— START —

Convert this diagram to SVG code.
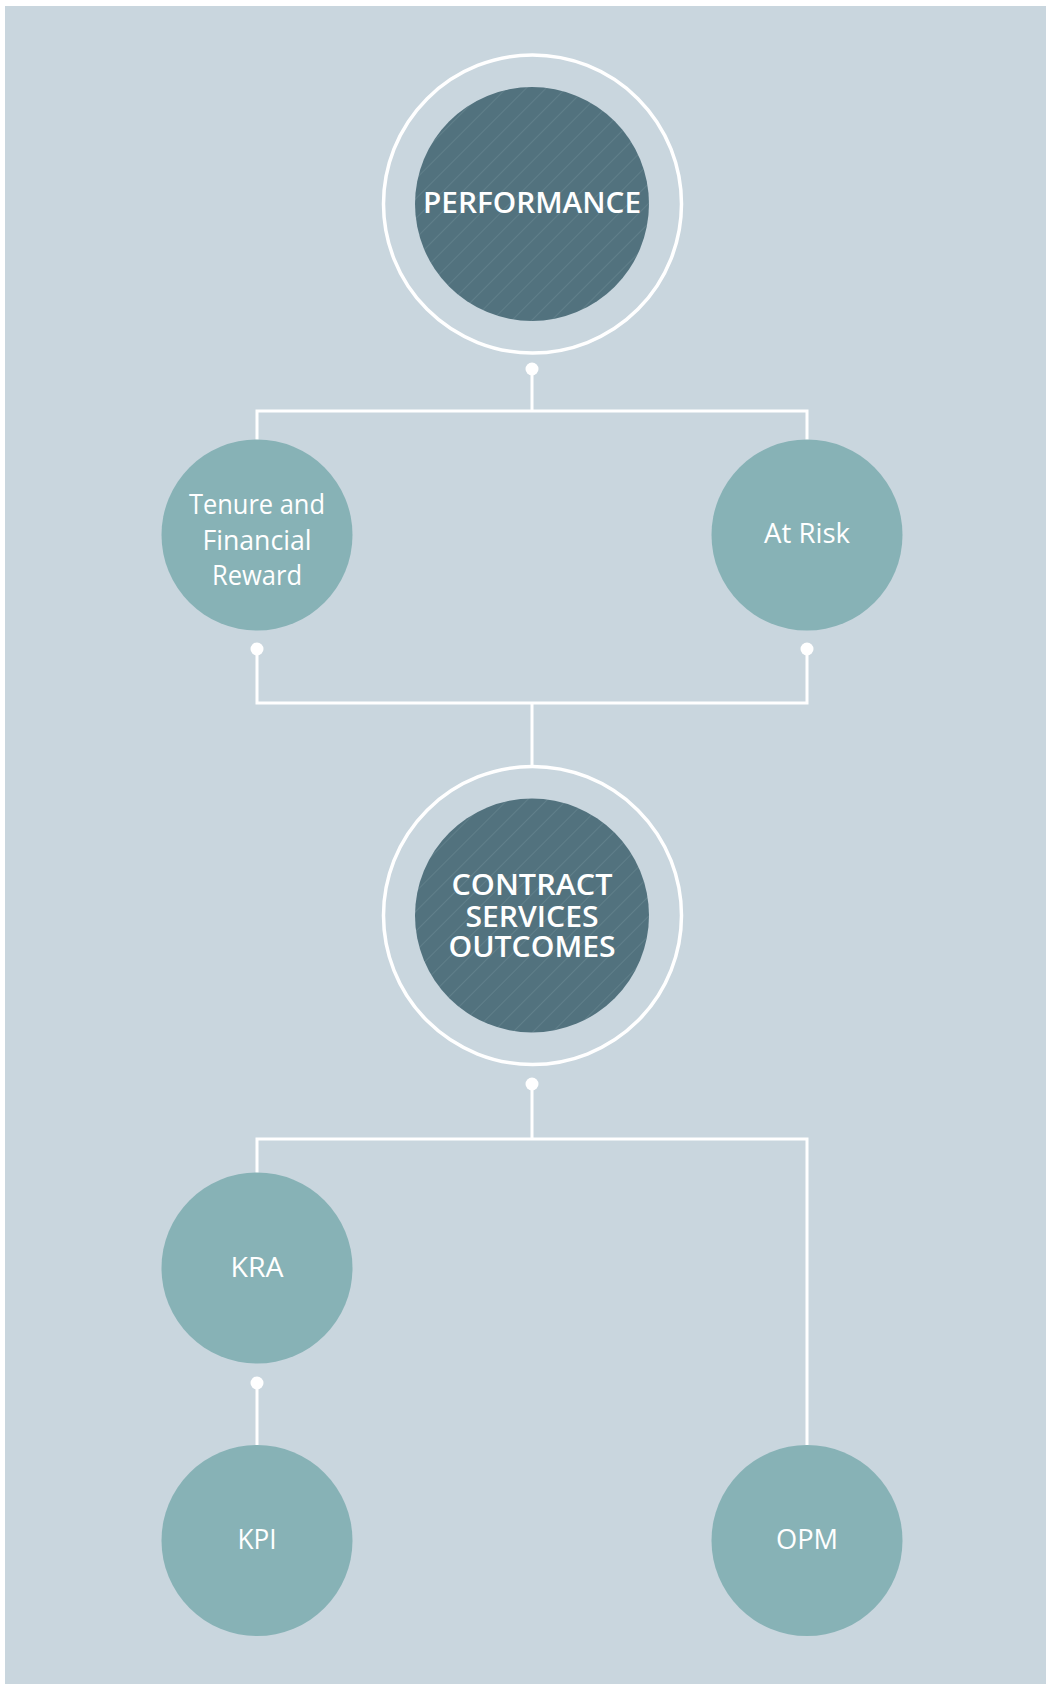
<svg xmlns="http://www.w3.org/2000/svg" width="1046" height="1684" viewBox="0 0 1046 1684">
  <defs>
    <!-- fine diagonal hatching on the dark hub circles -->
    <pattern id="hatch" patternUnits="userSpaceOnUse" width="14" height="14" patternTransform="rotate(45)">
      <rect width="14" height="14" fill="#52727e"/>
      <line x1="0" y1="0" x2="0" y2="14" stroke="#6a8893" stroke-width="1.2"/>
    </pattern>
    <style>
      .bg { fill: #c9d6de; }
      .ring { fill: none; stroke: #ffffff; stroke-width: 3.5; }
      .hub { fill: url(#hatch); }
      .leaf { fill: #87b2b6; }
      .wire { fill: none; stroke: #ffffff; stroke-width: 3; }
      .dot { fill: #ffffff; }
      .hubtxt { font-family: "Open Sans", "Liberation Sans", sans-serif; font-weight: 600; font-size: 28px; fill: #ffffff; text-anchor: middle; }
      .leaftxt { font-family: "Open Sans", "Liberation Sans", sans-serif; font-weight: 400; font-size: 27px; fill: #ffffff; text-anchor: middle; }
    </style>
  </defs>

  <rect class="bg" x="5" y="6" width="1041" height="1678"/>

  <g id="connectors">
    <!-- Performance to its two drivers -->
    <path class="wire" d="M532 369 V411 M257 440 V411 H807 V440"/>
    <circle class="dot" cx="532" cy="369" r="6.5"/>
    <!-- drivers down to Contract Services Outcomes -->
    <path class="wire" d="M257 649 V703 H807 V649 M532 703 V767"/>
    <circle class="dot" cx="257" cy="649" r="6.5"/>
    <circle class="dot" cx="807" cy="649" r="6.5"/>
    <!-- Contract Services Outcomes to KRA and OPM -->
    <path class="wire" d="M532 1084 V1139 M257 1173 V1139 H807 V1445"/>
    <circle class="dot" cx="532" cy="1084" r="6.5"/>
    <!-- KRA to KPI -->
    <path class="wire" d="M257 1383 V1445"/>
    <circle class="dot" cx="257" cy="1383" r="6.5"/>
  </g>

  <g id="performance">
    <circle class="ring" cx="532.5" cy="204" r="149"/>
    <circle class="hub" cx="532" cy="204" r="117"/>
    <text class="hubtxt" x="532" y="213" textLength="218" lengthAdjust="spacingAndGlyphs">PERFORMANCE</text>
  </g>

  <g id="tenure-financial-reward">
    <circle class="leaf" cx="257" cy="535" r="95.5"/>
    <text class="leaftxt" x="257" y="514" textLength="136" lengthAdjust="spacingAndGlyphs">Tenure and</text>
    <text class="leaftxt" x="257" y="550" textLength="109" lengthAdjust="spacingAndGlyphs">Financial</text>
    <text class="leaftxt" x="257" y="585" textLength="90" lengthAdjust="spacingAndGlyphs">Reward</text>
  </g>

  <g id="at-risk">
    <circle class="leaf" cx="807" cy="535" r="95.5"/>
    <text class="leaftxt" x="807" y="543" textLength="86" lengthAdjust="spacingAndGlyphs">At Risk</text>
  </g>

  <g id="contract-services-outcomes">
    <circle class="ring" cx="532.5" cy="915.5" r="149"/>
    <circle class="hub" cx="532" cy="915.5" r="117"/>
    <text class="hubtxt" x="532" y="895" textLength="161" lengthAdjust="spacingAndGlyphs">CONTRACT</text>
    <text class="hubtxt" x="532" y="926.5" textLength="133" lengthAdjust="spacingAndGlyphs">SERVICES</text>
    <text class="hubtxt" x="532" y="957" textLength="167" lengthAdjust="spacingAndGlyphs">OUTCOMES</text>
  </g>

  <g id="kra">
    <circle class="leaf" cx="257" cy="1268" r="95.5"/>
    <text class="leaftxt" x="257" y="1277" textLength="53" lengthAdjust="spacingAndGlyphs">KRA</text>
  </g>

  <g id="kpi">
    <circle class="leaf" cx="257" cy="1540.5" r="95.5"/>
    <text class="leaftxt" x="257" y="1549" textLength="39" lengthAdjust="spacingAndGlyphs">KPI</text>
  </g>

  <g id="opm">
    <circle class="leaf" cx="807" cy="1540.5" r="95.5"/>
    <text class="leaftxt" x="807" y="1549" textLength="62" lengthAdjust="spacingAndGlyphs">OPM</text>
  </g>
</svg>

— END —

_Exercise prompt_:
What is needed is an exact reproduction of the data, pictures excluded.

_Answer_:
Convert this diagram to SVG code.
<svg xmlns="http://www.w3.org/2000/svg" width="1046" height="1684" viewBox="0 0 1046 1684">
  <defs>
    <!-- fine diagonal hatching on the dark hub circles -->
    <pattern id="hatch" patternUnits="userSpaceOnUse" width="14" height="14" patternTransform="rotate(45)">
      <rect width="14" height="14" fill="#52727e"/>
      <line x1="0" y1="0" x2="0" y2="14" stroke="#6a8893" stroke-width="1.2"/>
    </pattern>
    <style>
      .bg { fill: #c9d6de; }
      .ring { fill: none; stroke: #ffffff; stroke-width: 3.5; }
      .hub { fill: url(#hatch); }
      .leaf { fill: #87b2b6; }
      .wire { fill: none; stroke: #ffffff; stroke-width: 3; }
      .dot { fill: #ffffff; }
      .hubtxt { font-family: "Open Sans", "Liberation Sans", sans-serif; font-weight: 600; font-size: 28px; fill: #ffffff; text-anchor: middle; }
      .leaftxt { font-family: "Open Sans", "Liberation Sans", sans-serif; font-weight: 400; font-size: 27px; fill: #ffffff; text-anchor: middle; }
    </style>
  </defs>

  <rect class="bg" x="5" y="6" width="1041" height="1678"/>

  <g id="connectors">
    <!-- Performance to its two drivers -->
    <path class="wire" d="M532 369 V411 M257 440 V411 H807 V440"/>
    <circle class="dot" cx="532" cy="369" r="6.5"/>
    <!-- drivers down to Contract Services Outcomes -->
    <path class="wire" d="M257 649 V703 H807 V649 M532 703 V767"/>
    <circle class="dot" cx="257" cy="649" r="6.5"/>
    <circle class="dot" cx="807" cy="649" r="6.5"/>
    <!-- Contract Services Outcomes to KRA and OPM -->
    <path class="wire" d="M532 1084 V1139 M257 1173 V1139 H807 V1445"/>
    <circle class="dot" cx="532" cy="1084" r="6.5"/>
    <!-- KRA to KPI -->
    <path class="wire" d="M257 1383 V1445"/>
    <circle class="dot" cx="257" cy="1383" r="6.5"/>
  </g>

  <g id="performance">
    <circle class="ring" cx="532.5" cy="204" r="149"/>
    <circle class="hub" cx="532" cy="204" r="117"/>
    <text class="hubtxt" x="532" y="213" textLength="218" lengthAdjust="spacingAndGlyphs">PERFORMANCE</text>
  </g>

  <g id="tenure-financial-reward">
    <circle class="leaf" cx="257" cy="535" r="95.5"/>
    <text class="leaftxt" x="257" y="514" textLength="136" lengthAdjust="spacingAndGlyphs">Tenure and</text>
    <text class="leaftxt" x="257" y="550" textLength="109" lengthAdjust="spacingAndGlyphs">Financial</text>
    <text class="leaftxt" x="257" y="585" textLength="90" lengthAdjust="spacingAndGlyphs">Reward</text>
  </g>

  <g id="at-risk">
    <circle class="leaf" cx="807" cy="535" r="95.5"/>
    <text class="leaftxt" x="807" y="543" textLength="86" lengthAdjust="spacingAndGlyphs">At Risk</text>
  </g>

  <g id="contract-services-outcomes">
    <circle class="ring" cx="532.5" cy="915.5" r="149"/>
    <circle class="hub" cx="532" cy="915.5" r="117"/>
    <text class="hubtxt" x="532" y="895" textLength="161" lengthAdjust="spacingAndGlyphs">CONTRACT</text>
    <text class="hubtxt" x="532" y="926.5" textLength="133" lengthAdjust="spacingAndGlyphs">SERVICES</text>
    <text class="hubtxt" x="532" y="957" textLength="167" lengthAdjust="spacingAndGlyphs">OUTCOMES</text>
  </g>

  <g id="kra">
    <circle class="leaf" cx="257" cy="1268" r="95.5"/>
    <text class="leaftxt" x="257" y="1277" textLength="53" lengthAdjust="spacingAndGlyphs">KRA</text>
  </g>

  <g id="kpi">
    <circle class="leaf" cx="257" cy="1540.5" r="95.5"/>
    <text class="leaftxt" x="257" y="1549" textLength="39" lengthAdjust="spacingAndGlyphs">KPI</text>
  </g>

  <g id="opm">
    <circle class="leaf" cx="807" cy="1540.5" r="95.5"/>
    <text class="leaftxt" x="807" y="1549" textLength="62" lengthAdjust="spacingAndGlyphs">OPM</text>
  </g>
</svg>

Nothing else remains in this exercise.